Why Medical Experts Suggest Moisturizing Your Hands After Washing Them
With all that hand washing (which, really, we should have been doing all along), there may be an uncomfortable side-effect: dry hands. People who have hands that are very dry with cracked skin (that might even be bleeding) are more likely to skip washing their hands. Why? Because washing dry hands hurts and causes the skin to become even drier.
According to Dr. Justin Ko, chief of medical dermatology at Stanford Health Care, while washing your hands removes germs and dirt, it also removes natural oils from your skin. “Because you caused so much irritation, your hands get dry, cracked and raw.”
Don’t skip washing your hands! Instead, we have a few tips to help you keep your hands moisturized so they can handle all of this hand washing.
First, use a moisturizing soap if possible. That way you’ll be preventing your hands from drying out while you’re actually washing them. Also, skip scented soap and hand sanitizer. The fragrance ingredients can be even more drying.
Second, put moisturizer on your hands. That doesn’t mean you need to run out and buy some expensive lotion. All you need is something hydrating like Aquaphor Healing Ointment or even Vaseline.
Dr. Mary Stevenson, assistant professor of dermatology at NYU Langone Health, recommends moisturizing your hands immediately after washing them.
Preeti Malani, chief health officer at the University of Michigan offers the following advice:
“At bedtime, put on some good-quality, inexpensive, effective moisturizer. If your skin is becoming raw and dry, you might be washing your hands too much.”
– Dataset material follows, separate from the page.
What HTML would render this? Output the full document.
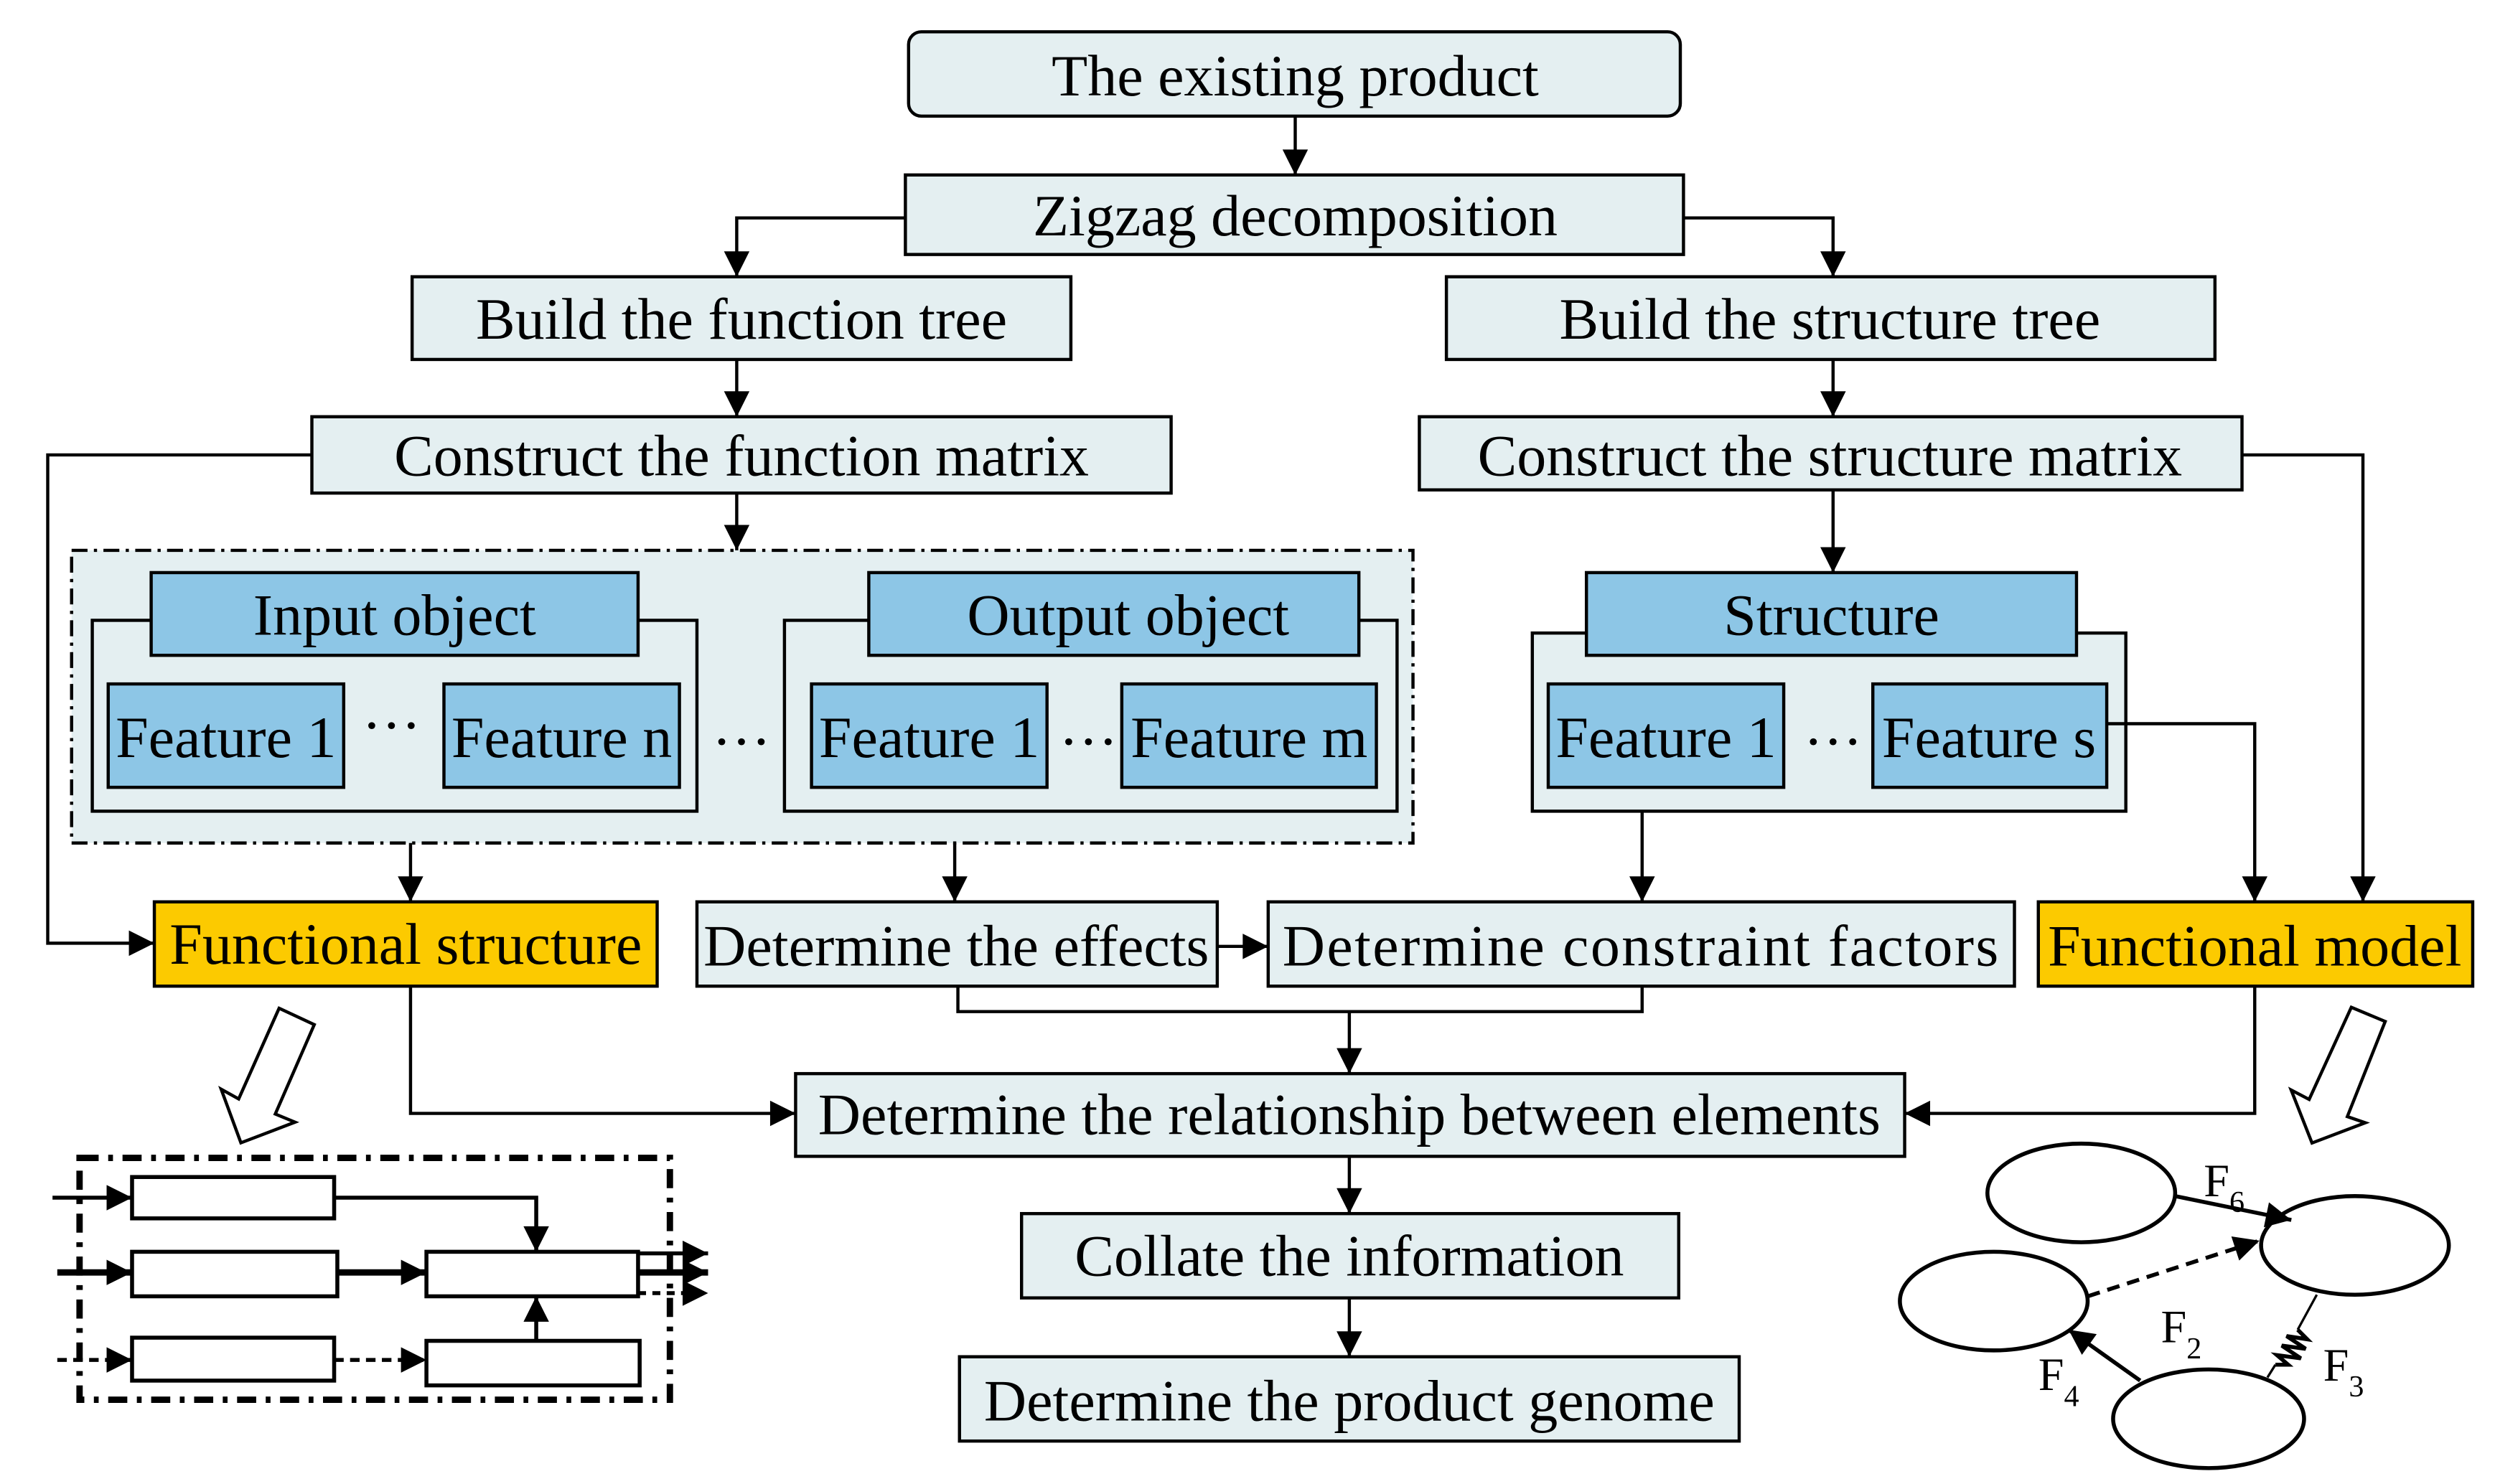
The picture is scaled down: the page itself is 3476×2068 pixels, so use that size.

We recommend buying everyone in your home their own moisturizer instead of sharing one bottle. There was an instance where a nurse with nail fungus shared lotion with patients at a hospital, and the nail fungus spread to the patients. Yikes!
Christina Johns, senior medical adviser for PM Pediatrics also says that it’s important to use clean hands when applying the moisturizer and to touch the bottle or tube as little as possible. “Fewer things coming into contact is best practice in general, in terms of minimizing germs and microbes.”
Excuse us while we go buy moisturizer before stores run out of that too.